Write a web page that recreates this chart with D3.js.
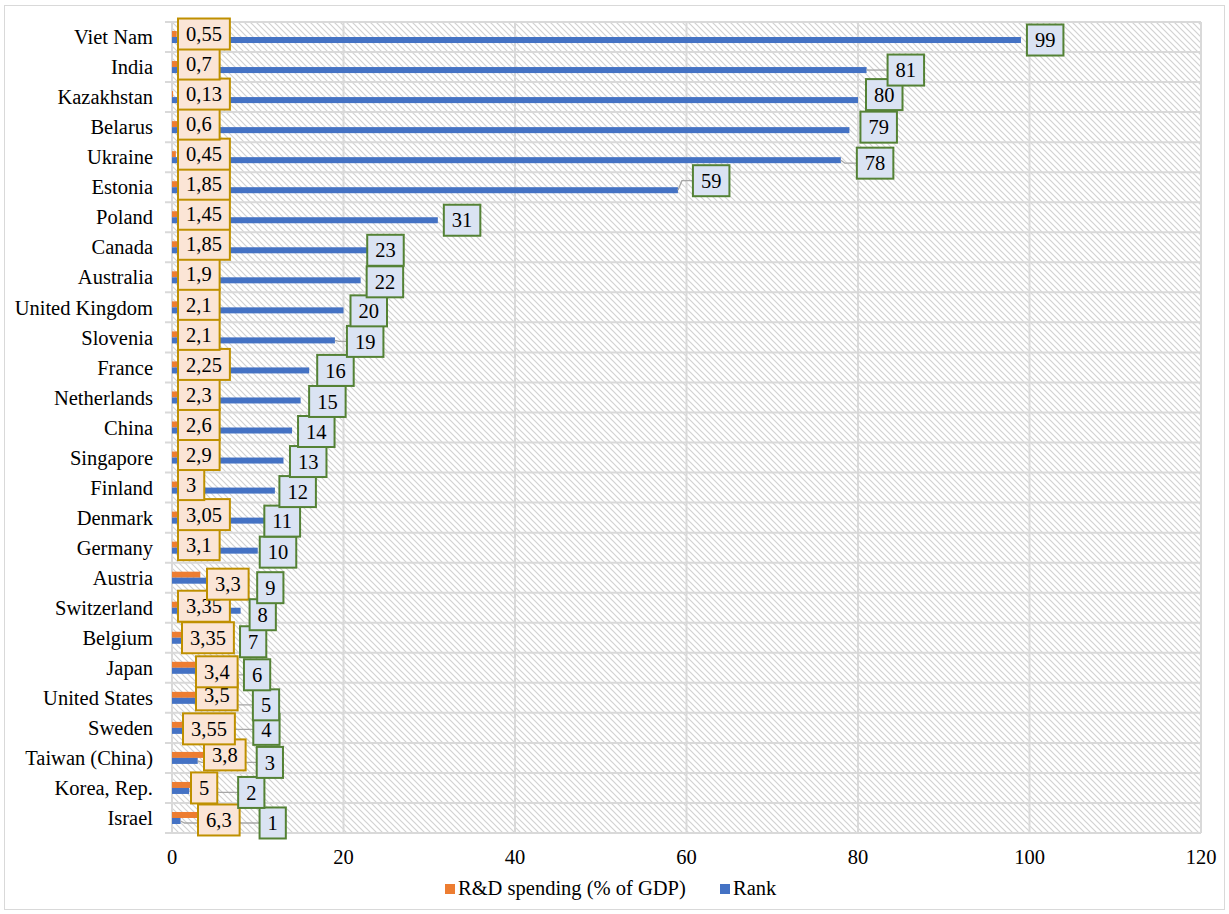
<!DOCTYPE html>
<html>
<head>
<meta charset="utf-8">
<script src="https://cdn.jsdelivr.net/npm/d3@7"></script>
<style>
  body { margin: 0; background: #fff; }
  svg text { font-family: "Liberation Serif", "Times New Roman", serif; fill: #000; }
</style>
</head>
<body>
<svg id="chart" width="1229" height="914"></svg>
<script>
// ---- data (top row first) ----
const countries = [
  "Viet Nam", "India", "Kazakhstan", "Belarus", "Ukraine", "Estonia", "Poland",
  "Canada", "Australia", "United Kingdom", "Slovenia", "France", "Netherlands",
  "China", "Singapore", "Finland", "Denmark", "Germany", "Austria", "Switzerland",
  "Belgium", "Japan", "United States", "Sweden", "Taiwan (China)", "Korea, Rep.", "Israel"
];
const rdSpending = [
  0.55, 0.7, 0.13, 0.6, 0.45, 1.85, 1.45, 1.85, 1.9, 2.1, 2.1, 2.25, 2.3,
  2.6, 2.9, 3, 3.05, 3.1, 3.3, 3.35, 3.35, 3.4, 3.5, 3.55, 3.8, 5, 6.3
];
const rankValues = [
  99, 81, 80, 79, 78, 59, 31, 23, 22, 20, 19, 16, 15, 14, 13, 12, 11, 10,
  9, 8, 7, 6, 5, 4, 3, 2, 1
];
const xTicks = [0, 20, 40, 60, 80, 100, 120];
const seriesNames = ["R&D spending (% of GDP)", "Rank"];

// ---- hand-moved data labels: pixel offsets from their default spot ----
const rdLabelShift = [
  [0, 0], [0, 0], [0, 0], [0, 0], [0, 0], [0, 0], [0, 0], [0, 0], [0, 0],
  [0, 0], [0, 0], [0, 0], [0, 0], [0, 0], [0, 0], [0, 0], [0, 0], [0, 0],
  [29, 9.5], [0, 1.5], [4, 3], [18, 7], [18, 0], [5, 4], [26, 0], [13, 3], [20, 5]
];
const rankLabelShift = [
  [0, 0], [15, 0], [2, -5.5], [5, -3], [10, 3], [9, -9.5], [0, 0], [-8, 0], [0, 1.5],
  [1, 0.5], [6, 1], [2, 0], [2.5, 1], [0, 1], [0.5, 1], [-1.5, 1], [-8, 0.5], [-4, 1.5],
  [2, 7], [3, 4], [2, 1], [14.5, 4], [32, 4], [41, -1.5], [53, 1.5], [43, 1.5], [73, 2]
];

// ---- layout ----
const plot = { left: 172, top: 22, right: 1201, bottom: 833 };
const colors = { rd: "#ED7D31", rank: "#4472C4", grid: "#d9d9d9" };
const fontSize = 20.5;
const fmt = d3.formatLocale({ decimal: ",", thousands: " ", grouping: [3], currency: ["", ""] }).format("~g");

const svg = d3.select("#chart");
const defs = svg.append("defs");

// diagonal hatch used as the plot area fill
const hatch = defs.append("pattern")
  .attr("id", "hatch").attr("patternUnits", "userSpaceOnUse")
  .attr("width", 6).attr("height", 6);
hatch.append("rect").attr("width", 6).attr("height", 6).attr("fill", "#fff");
hatch.append("path")
  .attr("d", "M-1,-1 L7,7 M-1,5 L1,7 M5,-1 L7,1")
  .attr("stroke", "#d2d2d2").attr("stroke-width", 1.2);

// outer chart border
svg.append("rect")
  .attr("x", 4.5).attr("y", 5.5).attr("width", 1220).attr("height", 904)
  .attr("fill", "#fff").attr("stroke", colors.grid).attr("stroke-width", 1);

const x = d3.scaleLinear().domain([0, 120]).range([plot.left, plot.right]);
const y = d3.scaleBand().domain(countries).range([plot.top, plot.bottom])
  .paddingInner(0.6).paddingOuter(0.3);
const ySeries = d3.scaleBand().domain(seriesNames).range([0, y.bandwidth()]);
const step = y.step();

// plot area background
svg.append("rect")
  .attr("x", plot.left).attr("y", plot.top)
  .attr("width", plot.right - plot.left).attr("height", plot.bottom - plot.top)
  .attr("fill", "url(#hatch)");

// vertical gridlines
svg.append("g").selectAll("line").data(xTicks).join("line")
  .attr("x1", d => x(d)).attr("x2", d => x(d))
  .attr("y1", plot.top).attr("y2", plot.bottom)
  .attr("stroke", colors.grid).attr("stroke-width", 2);

// horizontal gridlines on category boundaries, with outside tick marks
const bounds = d3.range(countries.length + 1).map(i => plot.top + i * step);
svg.append("g").selectAll("line").data(bounds).join("line")
  .attr("x1", plot.left - 7).attr("x2", plot.right)
  .attr("y1", d => d).attr("y2", d => d)
  .attr("stroke", colors.grid).attr("stroke-width", 2);

// category axis labels
svg.append("g").selectAll("text").data(countries).join("text")
  .attr("x", 153).attr("y", d => y(d) + y.bandwidth() / 2)
  .attr("dy", "0.35em").attr("text-anchor", "end")
  .attr("font-size", fontSize).text(d => d);

// value axis labels
svg.append("g").selectAll("text").data(xTicks).join("text")
  .attr("x", d => x(d)).attr("y", 864)
  .attr("text-anchor", "middle").attr("font-size", fontSize).text(d => d);

// bars
const rows = countries.map((c, i) => ({ c, i, rd: rdSpending[i], rank: rankValues[i] }));
const bh = ySeries.bandwidth();
svg.append("g").selectAll("rect").data(rows).join("rect")
  .attr("x", x(0)).attr("y", d => y(d.c) + ySeries(seriesNames[0]))
  .attr("width", d => x(d.rd) - x(0)).attr("height", bh)
  .attr("fill", colors.rd);
svg.append("g").selectAll("rect").data(rows).join("rect")
  .attr("x", x(0)).attr("y", d => y(d.c) + ySeries(seriesNames[1]))
  .attr("width", d => x(d.rank) - x(0)).attr("height", bh)
  .attr("fill", colors.rank);

// ---- data labels ----
const leaderLayer = svg.append("g");
const labelLayer = svg.append("g");
const boxH = 31, pad = 8;

function textWidth(str) {
  const t = labelLayer.append("text").attr("font-size", fontSize).text(str);
  const w = t.node().getComputedTextLength();
  t.remove();
  return w;
}

function addLabel(str, left, cy, fill, stroke) {
  const w = textWidth(str) + 2 * pad;
  const g = labelLayer.append("g");
  g.append("rect")
    .attr("x", left).attr("y", cy - boxH / 2)
    .attr("width", w).attr("height", boxH)
    .attr("fill", fill).attr("stroke", stroke).attr("stroke-width", 2);
  g.append("text")
    .attr("x", left + w / 2).attr("y", cy).attr("dy", "0.35em")
    .attr("text-anchor", "middle").attr("font-size", fontSize).text(str);
}

// labels are painted from the bottom row upward, first series then second
const order = d3.range(countries.length).reverse();

order.forEach(i => {
  const cy = y(countries[i]) + ySeries(seriesNames[0]) + bh / 2;
  const [dx, dy] = rdLabelShift[i];
  addLabel(fmt(rdSpending[i]), x(0) + 6 + dx, cy + dy, "#FBE5D6", "#BF9000");
});

order.forEach(i => {
  const barY = y(countries[i]) + ySeries(seriesNames[1]) + bh / 2;
  const end = x(rankValues[i]);
  const [dx, dy] = rankLabelShift[i];
  const left = end + 6 + dx, cy = barY + dy;
  if (left - end > 11) {
    leaderLayer.append("path")
      .attr("d", `M${end},${barY} L${end + 4},${cy} L${left},${cy}`)
      .attr("fill", "none").attr("stroke", "#a6a6a6").attr("stroke-width", 1.3);
  }
  addLabel(fmt(rankValues[i]), left, cy, "#DAE3F3", "#548235");
});

// ---- legend ----
const legend = svg.append("g");
const legendItems = [
  { name: seriesNames[0], color: colors.rd, x: 445 },
  { name: seriesNames[1], color: colors.rank, x: 720 }
];
legendItems.forEach(it => {
  legend.append("rect").attr("x", it.x).attr("y", 884).attr("width", 10).attr("height", 10)
    .attr("fill", it.color);
  legend.append("text").attr("x", it.x + 13).attr("y", 895)
    .attr("font-size", fontSize).text(it.name);
});
</script>
</body>
</html>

§ Work required
Pull out all lines in the data above that include "chart".

§ Output for this task
Write a web page that recreates this chart with D3.js.
<svg id="chart" width="1229" height="914"></svg>
const svg = d3.select("#chart");
// outer chart border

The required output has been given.